» WHAT YOU NEED TO DO
Each line containing the word "with" must be collected.

» INFORMATION PROVIDED

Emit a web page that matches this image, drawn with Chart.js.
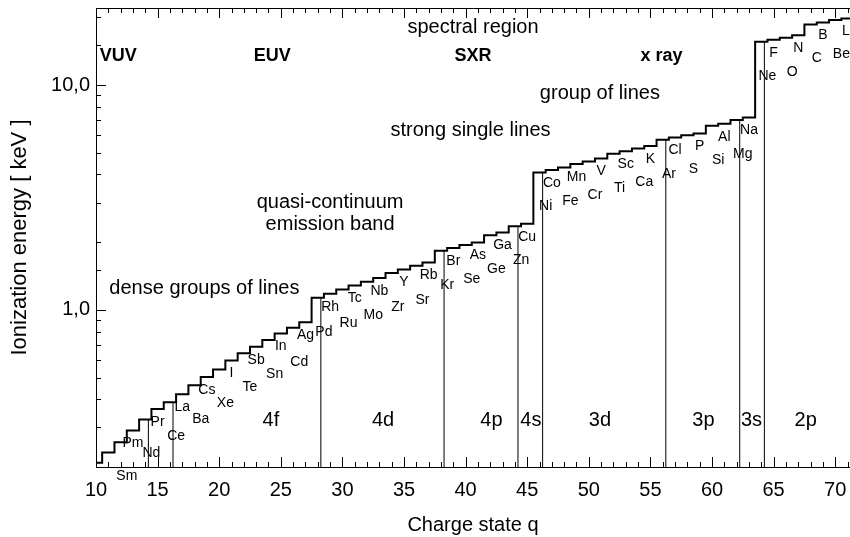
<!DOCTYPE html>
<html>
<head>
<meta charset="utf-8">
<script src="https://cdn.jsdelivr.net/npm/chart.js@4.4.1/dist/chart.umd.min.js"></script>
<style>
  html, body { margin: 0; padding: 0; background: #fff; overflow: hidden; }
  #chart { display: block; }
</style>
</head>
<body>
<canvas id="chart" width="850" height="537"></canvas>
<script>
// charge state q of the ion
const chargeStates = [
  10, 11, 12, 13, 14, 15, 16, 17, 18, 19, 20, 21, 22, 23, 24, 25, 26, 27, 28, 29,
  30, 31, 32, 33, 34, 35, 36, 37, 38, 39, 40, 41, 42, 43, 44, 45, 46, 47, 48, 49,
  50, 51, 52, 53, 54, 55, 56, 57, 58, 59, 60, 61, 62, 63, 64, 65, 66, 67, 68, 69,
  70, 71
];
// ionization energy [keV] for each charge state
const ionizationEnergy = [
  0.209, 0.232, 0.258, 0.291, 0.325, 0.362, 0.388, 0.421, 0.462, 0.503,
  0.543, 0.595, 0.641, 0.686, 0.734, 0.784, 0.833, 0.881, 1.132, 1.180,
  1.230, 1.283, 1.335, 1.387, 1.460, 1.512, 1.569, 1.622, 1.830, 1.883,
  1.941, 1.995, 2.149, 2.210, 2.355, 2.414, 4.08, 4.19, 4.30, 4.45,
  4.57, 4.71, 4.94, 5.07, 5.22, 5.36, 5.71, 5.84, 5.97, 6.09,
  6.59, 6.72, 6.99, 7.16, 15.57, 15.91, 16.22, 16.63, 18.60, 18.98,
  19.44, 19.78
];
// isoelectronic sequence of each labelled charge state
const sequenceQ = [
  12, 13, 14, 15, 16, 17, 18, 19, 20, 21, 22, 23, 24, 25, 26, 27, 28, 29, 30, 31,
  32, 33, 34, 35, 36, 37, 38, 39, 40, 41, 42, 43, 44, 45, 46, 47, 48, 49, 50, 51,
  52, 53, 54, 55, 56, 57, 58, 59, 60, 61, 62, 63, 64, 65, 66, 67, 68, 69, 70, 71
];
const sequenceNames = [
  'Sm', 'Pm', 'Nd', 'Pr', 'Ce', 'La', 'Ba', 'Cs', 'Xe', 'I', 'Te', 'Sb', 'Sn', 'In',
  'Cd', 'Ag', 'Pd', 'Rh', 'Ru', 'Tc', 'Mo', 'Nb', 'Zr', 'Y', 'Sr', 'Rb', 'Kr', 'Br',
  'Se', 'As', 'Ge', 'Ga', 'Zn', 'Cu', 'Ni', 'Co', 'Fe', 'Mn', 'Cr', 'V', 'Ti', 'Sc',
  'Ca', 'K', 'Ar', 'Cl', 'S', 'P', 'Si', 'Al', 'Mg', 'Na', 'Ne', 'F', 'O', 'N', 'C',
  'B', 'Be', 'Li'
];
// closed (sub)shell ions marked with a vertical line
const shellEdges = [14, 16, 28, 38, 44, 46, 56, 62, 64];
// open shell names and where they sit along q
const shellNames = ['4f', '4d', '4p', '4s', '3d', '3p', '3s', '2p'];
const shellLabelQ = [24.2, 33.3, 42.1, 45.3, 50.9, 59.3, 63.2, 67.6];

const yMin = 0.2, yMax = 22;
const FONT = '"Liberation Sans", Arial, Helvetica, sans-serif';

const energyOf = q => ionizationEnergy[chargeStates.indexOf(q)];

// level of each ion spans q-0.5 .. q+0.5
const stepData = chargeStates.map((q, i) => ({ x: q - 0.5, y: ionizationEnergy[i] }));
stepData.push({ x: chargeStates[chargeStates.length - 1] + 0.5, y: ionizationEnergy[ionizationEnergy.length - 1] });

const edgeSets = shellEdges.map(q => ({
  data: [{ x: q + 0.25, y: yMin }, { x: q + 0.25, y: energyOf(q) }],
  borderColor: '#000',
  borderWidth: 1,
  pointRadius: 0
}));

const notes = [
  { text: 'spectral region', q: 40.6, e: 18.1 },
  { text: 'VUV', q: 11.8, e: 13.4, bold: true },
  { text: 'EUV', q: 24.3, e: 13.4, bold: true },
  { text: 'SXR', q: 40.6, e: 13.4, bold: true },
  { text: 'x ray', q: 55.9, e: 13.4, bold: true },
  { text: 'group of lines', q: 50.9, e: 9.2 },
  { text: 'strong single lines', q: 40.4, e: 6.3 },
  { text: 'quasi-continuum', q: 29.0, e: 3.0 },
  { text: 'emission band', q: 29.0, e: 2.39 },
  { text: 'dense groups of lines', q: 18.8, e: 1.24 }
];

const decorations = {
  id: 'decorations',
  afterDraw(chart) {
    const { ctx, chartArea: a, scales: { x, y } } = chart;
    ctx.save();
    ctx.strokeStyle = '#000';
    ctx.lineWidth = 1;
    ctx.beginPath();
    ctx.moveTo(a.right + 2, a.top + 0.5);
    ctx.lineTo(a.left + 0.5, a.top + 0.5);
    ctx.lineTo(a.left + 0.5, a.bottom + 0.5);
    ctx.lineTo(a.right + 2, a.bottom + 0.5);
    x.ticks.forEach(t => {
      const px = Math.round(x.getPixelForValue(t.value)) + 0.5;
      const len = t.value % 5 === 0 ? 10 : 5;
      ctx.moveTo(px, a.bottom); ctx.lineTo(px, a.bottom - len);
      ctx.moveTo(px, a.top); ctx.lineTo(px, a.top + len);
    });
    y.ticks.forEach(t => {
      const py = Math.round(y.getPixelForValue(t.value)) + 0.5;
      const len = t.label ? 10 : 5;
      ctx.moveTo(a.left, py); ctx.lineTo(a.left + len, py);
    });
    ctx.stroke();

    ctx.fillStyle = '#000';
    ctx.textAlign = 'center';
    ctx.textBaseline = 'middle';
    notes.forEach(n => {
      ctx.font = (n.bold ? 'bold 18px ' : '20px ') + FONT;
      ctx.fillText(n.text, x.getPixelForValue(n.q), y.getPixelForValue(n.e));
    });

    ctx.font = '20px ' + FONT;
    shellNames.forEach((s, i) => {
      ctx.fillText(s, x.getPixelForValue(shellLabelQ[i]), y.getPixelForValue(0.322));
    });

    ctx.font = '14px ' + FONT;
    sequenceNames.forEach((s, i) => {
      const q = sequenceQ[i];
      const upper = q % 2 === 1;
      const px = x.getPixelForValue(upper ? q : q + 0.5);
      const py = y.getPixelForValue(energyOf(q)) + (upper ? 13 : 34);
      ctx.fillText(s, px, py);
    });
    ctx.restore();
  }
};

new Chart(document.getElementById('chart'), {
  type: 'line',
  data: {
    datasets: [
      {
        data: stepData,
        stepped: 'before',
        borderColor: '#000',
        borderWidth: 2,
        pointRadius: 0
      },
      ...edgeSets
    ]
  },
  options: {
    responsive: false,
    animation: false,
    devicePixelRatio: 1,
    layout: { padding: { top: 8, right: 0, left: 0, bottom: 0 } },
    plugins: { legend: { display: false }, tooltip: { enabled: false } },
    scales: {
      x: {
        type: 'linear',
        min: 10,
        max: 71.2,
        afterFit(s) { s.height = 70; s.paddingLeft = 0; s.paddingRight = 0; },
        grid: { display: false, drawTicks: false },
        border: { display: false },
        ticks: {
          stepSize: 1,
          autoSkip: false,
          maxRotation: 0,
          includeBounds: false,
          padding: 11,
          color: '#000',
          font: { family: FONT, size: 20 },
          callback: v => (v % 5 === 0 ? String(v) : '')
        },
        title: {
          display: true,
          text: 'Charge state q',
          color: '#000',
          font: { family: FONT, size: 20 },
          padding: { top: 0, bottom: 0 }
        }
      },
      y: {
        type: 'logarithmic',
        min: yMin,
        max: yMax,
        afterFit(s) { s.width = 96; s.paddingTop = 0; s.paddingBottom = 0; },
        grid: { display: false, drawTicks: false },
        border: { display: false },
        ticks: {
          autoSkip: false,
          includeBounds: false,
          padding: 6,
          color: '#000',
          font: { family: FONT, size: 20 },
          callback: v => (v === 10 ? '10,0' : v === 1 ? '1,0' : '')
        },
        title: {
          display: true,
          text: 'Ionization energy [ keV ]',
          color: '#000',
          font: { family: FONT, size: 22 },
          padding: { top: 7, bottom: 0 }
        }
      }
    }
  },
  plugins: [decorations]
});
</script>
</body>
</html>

» RESPONSE TO THE TASK
Emit a web page that matches this image, drawn with Chart.js.
// closed (sub)shell ions marked with a vertical line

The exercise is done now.